The conscriptionists seized on registration as a first step. The National Registration Act was pushed through parliament in a week in July 1915. Men who didn’t register were fined or faced jail. So the NCF saw which way matters were heading. They began to make their voice heard. In addition to Brockway, they had Catherine Marshall (a veteran suffragette, into non-violence) as a key organiser. They had Bertrand Russell on their committee and they built links with Quakers and with the Fellowship of Reconciliation.

When conscription was actually introduced - originally for unmarried men - the NCF successfully campaigned for the legislation (the 1916 Conscription Act) to include a ‘conscience clause’. This clause allowed men to claim exemption from military service on conscience grounds. Nationally about 16,000 men claimed this exemption. However, they had to attend tribunals stuffed with councillors, civic leaders and military representatives. Not surprisingly many claims were rejected!

Alan Stewart
Wakefield Socialist History Group

Consistent?

In 2014 the vast majority of the left campaigned for a ‘yes’ vote, claiming that an independent Scotland would be able to reverse austerity and create a workers’ state (I’m not making this up!).

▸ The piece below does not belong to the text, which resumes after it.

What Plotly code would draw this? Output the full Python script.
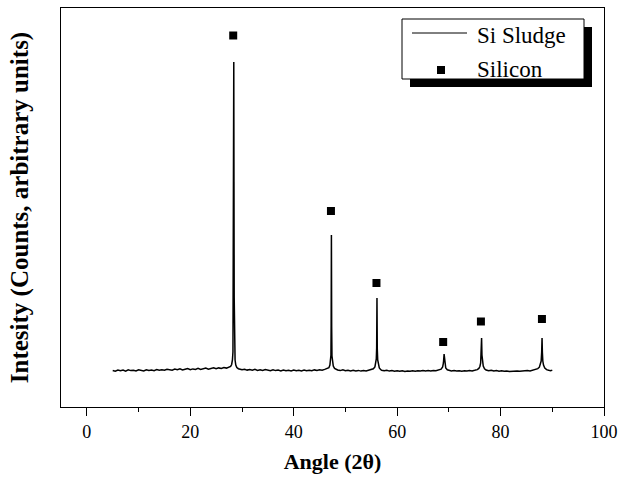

Then the same left campaigned for a ‘yes’ vote in the Brexit referendum, saying virtually the same thing: we had to leave the pro-business European Union to end austerity.

Now, with the spectre of a second referendum for Scottish independence looming over the UK, I assume the same left, to remain consistent, will have to campaign for a ‘no’ vote - they won’t want Scottish workers left behind after the UK workers’ paradise leaves the EU.